▶ [Information supplied]
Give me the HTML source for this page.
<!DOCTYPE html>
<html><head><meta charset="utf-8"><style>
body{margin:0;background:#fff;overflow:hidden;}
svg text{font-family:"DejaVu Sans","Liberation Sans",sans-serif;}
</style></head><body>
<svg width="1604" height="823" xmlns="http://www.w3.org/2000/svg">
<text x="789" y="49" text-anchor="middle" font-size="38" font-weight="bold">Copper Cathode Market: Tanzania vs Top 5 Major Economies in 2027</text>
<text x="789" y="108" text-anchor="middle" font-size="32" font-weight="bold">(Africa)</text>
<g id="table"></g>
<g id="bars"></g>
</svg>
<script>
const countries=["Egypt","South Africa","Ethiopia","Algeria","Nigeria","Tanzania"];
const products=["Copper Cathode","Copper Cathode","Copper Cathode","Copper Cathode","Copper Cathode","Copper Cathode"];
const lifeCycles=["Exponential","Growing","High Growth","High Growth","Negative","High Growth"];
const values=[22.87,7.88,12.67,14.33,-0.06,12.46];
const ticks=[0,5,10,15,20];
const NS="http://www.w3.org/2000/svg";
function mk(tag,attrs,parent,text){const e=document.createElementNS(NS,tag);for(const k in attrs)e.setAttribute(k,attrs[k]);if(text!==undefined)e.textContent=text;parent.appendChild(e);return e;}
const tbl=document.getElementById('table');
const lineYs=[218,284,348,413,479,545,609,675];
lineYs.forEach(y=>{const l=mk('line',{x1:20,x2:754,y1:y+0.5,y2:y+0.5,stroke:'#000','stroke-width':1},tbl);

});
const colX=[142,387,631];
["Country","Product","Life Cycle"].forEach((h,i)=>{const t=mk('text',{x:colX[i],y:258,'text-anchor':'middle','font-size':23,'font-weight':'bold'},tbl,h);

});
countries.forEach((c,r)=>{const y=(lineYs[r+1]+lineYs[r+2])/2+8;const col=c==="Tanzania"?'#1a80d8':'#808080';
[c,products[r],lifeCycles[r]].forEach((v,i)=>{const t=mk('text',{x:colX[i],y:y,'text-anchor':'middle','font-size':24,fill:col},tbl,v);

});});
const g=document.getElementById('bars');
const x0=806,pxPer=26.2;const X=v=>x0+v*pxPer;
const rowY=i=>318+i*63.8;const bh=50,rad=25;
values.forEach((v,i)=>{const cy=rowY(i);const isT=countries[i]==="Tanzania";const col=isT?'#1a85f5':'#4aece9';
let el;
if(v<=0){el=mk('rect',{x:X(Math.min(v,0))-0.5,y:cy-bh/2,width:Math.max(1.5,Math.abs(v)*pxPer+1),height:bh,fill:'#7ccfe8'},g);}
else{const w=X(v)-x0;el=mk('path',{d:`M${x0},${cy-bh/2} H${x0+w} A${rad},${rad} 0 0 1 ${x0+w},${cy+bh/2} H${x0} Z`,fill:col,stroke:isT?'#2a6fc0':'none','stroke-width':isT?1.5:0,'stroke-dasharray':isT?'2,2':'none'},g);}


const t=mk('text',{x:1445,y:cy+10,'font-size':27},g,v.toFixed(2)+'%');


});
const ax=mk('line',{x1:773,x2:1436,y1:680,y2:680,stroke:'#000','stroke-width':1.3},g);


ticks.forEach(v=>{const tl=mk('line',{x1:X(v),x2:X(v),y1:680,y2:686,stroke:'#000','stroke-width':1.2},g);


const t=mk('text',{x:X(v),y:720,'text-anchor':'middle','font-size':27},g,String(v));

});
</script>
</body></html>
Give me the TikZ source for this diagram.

▶ [Task statement]
Write the material out again in its entirety, exactly as shown.

▶ [Expected answer]
Give me the HTML source for this page.
<!DOCTYPE html>
<html><head><meta charset="utf-8"><style>
body{margin:0;background:#fff;overflow:hidden;}
svg text{font-family:"DejaVu Sans","Liberation Sans",sans-serif;}
</style></head><body>
<svg width="1604" height="823" xmlns="http://www.w3.org/2000/svg">
<text x="789" y="49" text-anchor="middle" font-size="38" font-weight="bold">Copper Cathode Market: Tanzania vs Top 5 Major Economies in 2027</text>
<text x="789" y="108" text-anchor="middle" font-size="32" font-weight="bold">(Africa)</text>
<g id="table"></g>
<g id="bars"></g>
</svg>
<script>
const countries=["Egypt","South Africa","Ethiopia","Algeria","Nigeria","Tanzania"];
const products=["Copper Cathode","Copper Cathode","Copper Cathode","Copper Cathode","Copper Cathode","Copper Cathode"];
const lifeCycles=["Exponential","Growing","High Growth","High Growth","Negative","High Growth"];
const values=[22.87,7.88,12.67,14.33,-0.06,12.46];
const ticks=[0,5,10,15,20];
const NS="http://www.w3.org/2000/svg";
function mk(tag,attrs,parent,text){const e=document.createElementNS(NS,tag);for(const k in attrs)e.setAttribute(k,attrs[k]);if(text!==undefined)e.textContent=text;parent.appendChild(e);return e;}
const tbl=document.getElementById('table');
const lineYs=[218,284,348,413,479,545,609,675];
lineYs.forEach(y=>{const l=mk('line',{x1:20,x2:754,y1:y+0.5,y2:y+0.5,stroke:'#000','stroke-width':1},tbl);

});
const colX=[142,387,631];
["Country","Product","Life Cycle"].forEach((h,i)=>{const t=mk('text',{x:colX[i],y:258,'text-anchor':'middle','font-size':23,'font-weight':'bold'},tbl,h);

});
countries.forEach((c,r)=>{const y=(lineYs[r+1]+lineYs[r+2])/2+8;const col=c==="Tanzania"?'#1a80d8':'#808080';
[c,products[r],lifeCycles[r]].forEach((v,i)=>{const t=mk('text',{x:colX[i],y:y,'text-anchor':'middle','font-size':24,fill:col},tbl,v);

});});
const g=document.getElementById('bars');
const x0=806,pxPer=26.2;const X=v=>x0+v*pxPer;
const rowY=i=>318+i*63.8;const bh=50,rad=25;
values.forEach((v,i)=>{const cy=rowY(i);const isT=countries[i]==="Tanzania";const col=isT?'#1a85f5':'#4aece9';
let el;
if(v<=0){el=mk('rect',{x:X(Math.min(v,0))-0.5,y:cy-bh/2,width:Math.max(1.5,Math.abs(v)*pxPer+1),height:bh,fill:'#7ccfe8'},g);}
else{const w=X(v)-x0;el=mk('path',{d:`M${x0},${cy-bh/2} H${x0+w} A${rad},${rad} 0 0 1 ${x0+w},${cy+bh/2} H${x0} Z`,fill:col,stroke:isT?'#2a6fc0':'none','stroke-width':isT?1.5:0,'stroke-dasharray':isT?'2,2':'none'},g);}


const t=mk('text',{x:1445,y:cy+10,'font-size':27},g,v.toFixed(2)+'%');


});
const ax=mk('line',{x1:773,x2:1436,y1:680,y2:680,stroke:'#000','stroke-width':1.3},g);


ticks.forEach(v=>{const tl=mk('line',{x1:X(v),x2:X(v),y1:680,y2:686,stroke:'#000','stroke-width':1.2},g);


const t=mk('text',{x:X(v),y:720,'text-anchor':'middle','font-size':27},g,String(v));

});
</script>
</body></html>
Give me the TikZ source for this diagram.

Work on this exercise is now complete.